Guinness World Records lists the largest snowflake as having fallen during a storm in January 1887 at Fort Keogh, in Montana. The rancher who witnessed the huge snowflakes described them as being “larger than milk pans,” and he measured one at a whopping 15 inches. There's plenty of reason to be skeptical about this anecdote – especially as there's no corroborating evidence to support the claim – but researchers say it’s not impossible.
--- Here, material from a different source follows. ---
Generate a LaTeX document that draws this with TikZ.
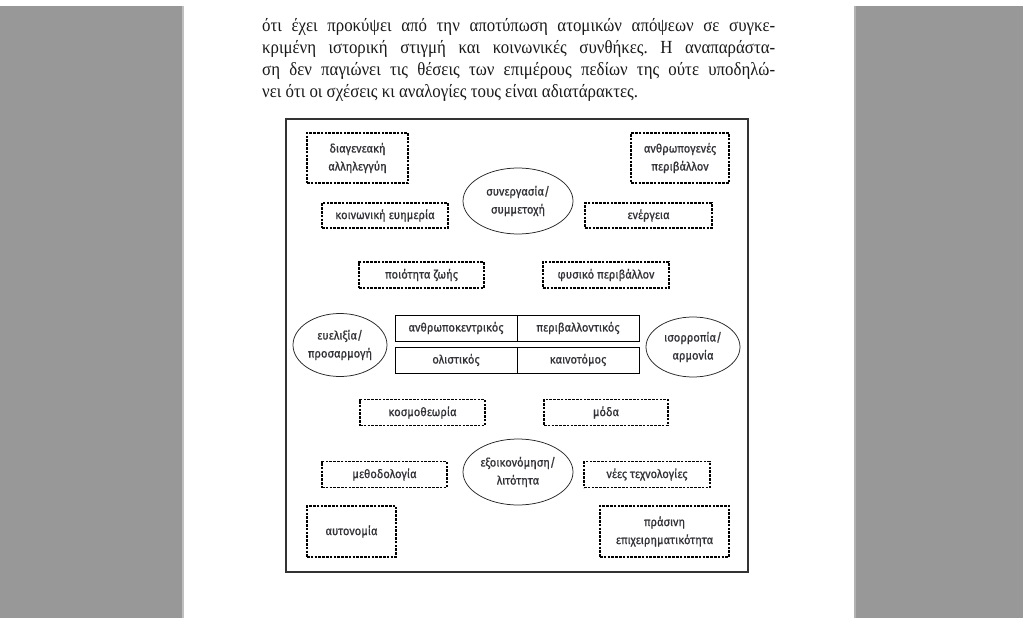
\documentclass[tikz,border=0pt]{standalone}
\usepackage{fontspec}
\setmainfont{Liberation Serif}
\newfontfamily\diagfont[FakeBold=0.7,FakeStretch=0.93]{Fira Sans}
\newfontfamily\bodyfont[FakeStretch=0.91]{Liberation Serif}
\usetikzlibrary{shapes.geometric}
\definecolor{pagegray}{RGB}{152,152,152}
\definecolor{inkgray}{RGB}{50,50,56}
\tikzset{
  dbox/.style={draw=black, line width=1.6pt, dash pattern=on 2.6pt off 1.2pt,
    inner sep=0pt, align=center, text=inkgray,
    font=\diagfont\fontsize{12}{18}\selectfont},
  oval/.style={ellipse, draw=black!85, line width=0.75pt, inner sep=0pt,
    align=center, text=inkgray, font=\diagfont\fontsize{12}{18}\selectfont},
  cell/.style={draw=black, line width=0.9pt, inner sep=0pt,
    minimum width=122pt, minimum height=26pt, text=inkgray,
    font=\diagfont\fontsize{12}{18}\selectfont},
  bodyline/.style={anchor=base west, inner sep=0pt,
    font=\bodyfont\fontsize{18.5}{22}\selectfont, text=black!90}
}
\begin{document}
\frenchspacing
\begin{tikzpicture}[x=1pt,y=-1pt]
\useasboundingbox (0,0) rectangle (1023,618);
\fill[white] (0,0) rectangle (1023,618);
\fill[pagegray] (0,6) rectangle (182,618);
\fill[pagegray] (856,6) rectangle (1023,618);
\fill[black!25] (182,6) rectangle (183.5,618);
\fill[black!30] (854,6) rectangle (856,618);

% text above the figure
\node[bodyline] (l1) at (262,32) {\makebox[513pt][s]{ότι έχει προκύψει από την αποτύπωση ατομικών απόψεων σε συγκε-}};
\node[bodyline] (l2) at (262,54) {\makebox[513pt][s]{κριμένη ιστορική στιγμή και κοινωνικές συνθήκες. Η αναπαράστα-}};
\node[bodyline] (l3) at (262,76) {\makebox[513pt][s]{ση δεν παγιώνει τις θέσεις των επιμέρους πεδίων της ούτε υποδηλώ-}};
\node[bodyline] (l4) at (262,98) {νει ότι οι σχέσεις κι αναλογίες τους είναι αδιατάρακτες.};

% frame
\draw[line width=1.1pt, draw=black!80] (286,119) rectangle (748,572);

% dashed boxes
\node[dbox, minimum width=101pt, minimum height=50pt] (dA) at (357.5,158) {διαγενεακή\\αλληλεγγύη};
\node[dbox, minimum width=98pt, minimum height=50pt] (dB) at (680,158) {ανθρωπογενές\\περιβάλλον};
\node[dbox, minimum width=126pt, minimum height=25pt] (dC) at (385,215.5) {κοινωνική ευημερία};
\node[dbox, minimum width=127pt, minimum height=25pt] (dD) at (648.5,215.5) {ενέργεια};
\node[dbox, minimum width=125pt, minimum height=26pt] (dE) at (421.5,275) {ποιότητα ζωής};
\node[dbox, minimum width=126pt, minimum height=26pt] (dF) at (606,275) {φυσικό περιβάλλον};
\node[dbox, minimum width=125pt, minimum height=26pt] (dG) at (422.5,412.5) {κοσμοθεωρία};
\node[dbox, minimum width=124pt, minimum height=26pt] (dH) at (606,412.5) {μόδα};
\node[dbox, minimum width=125pt, minimum height=26pt] (dI) at (384.5,474.5) {μεθοδολογία};
\node[dbox, minimum width=126pt, minimum height=26pt] (dJ) at (647,474.5) {νέες τεχνολογίες};
\node[dbox, minimum width=89pt, minimum height=51pt] (dK) at (351.5,531.5) {αυτονομία};
\node[dbox, minimum width=129pt, minimum height=51pt] (dL) at (664.5,531.5) {πράσινη\\επιχειρηματικότητα};

% ellipses
\node[oval, minimum width=110pt, minimum height=66pt] (eT) at (518,201) {συνεργασία/\\συμμετοχή};
\node[oval, minimum width=110pt, minimum height=66pt] (eB) at (518,472) {εξοικονόμηση/\\λιτότητα};
\node[oval, minimum width=94pt, minimum height=63pt] (eL) at (340,345) {ευελιξία/\\προσαρμογή};
\node[oval, minimum width=94pt, minimum height=60pt] (eR) at (693,347) {ισορροπία/\\αρμονία};

% central table
\node[cell] (c11) at (456,328) {ανθρωποκεντρικός};
\node[cell] (c12) at (578,328) {περιβαλλοντικός};
\node[cell] (c21) at (456,360) {ολιστικός};
\node[cell] (c22) at (578,360) {καινοτόμος};
\end{tikzpicture}
\end{document}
In order for snowflakes over a foot wide to occur, however, certain conditions need to be met. There must be little to no wind, to prevent them from breaking apart. There must also be a very high level of moisture in the air for the snowflake to gather an abundance of frozen water droplets and ice crystals on its way to the ground.

Let it snow:

  • A snowflake’s shape is the result of what occurs in the clouds where it forms. Its appearance and size are affected by various moisture and temperature conditions.

  • Sandra Yuter, a faculty fellow at the Center for Geospatial Analytics at NC State, has collected images of over two million snowflakes. The majority of snowflakes, she maintains, are made up of a jumble of small snowflakes rather than one giant crystal.

  • You never know when you might come across a giant snowflake. Amateur weather observer Herbert H. Close Jr. witnessed giant snowflakes falling around him one night last winter. “It’s a matter of being at the right place at the right time,” he said. “Sometimes you get lucky.”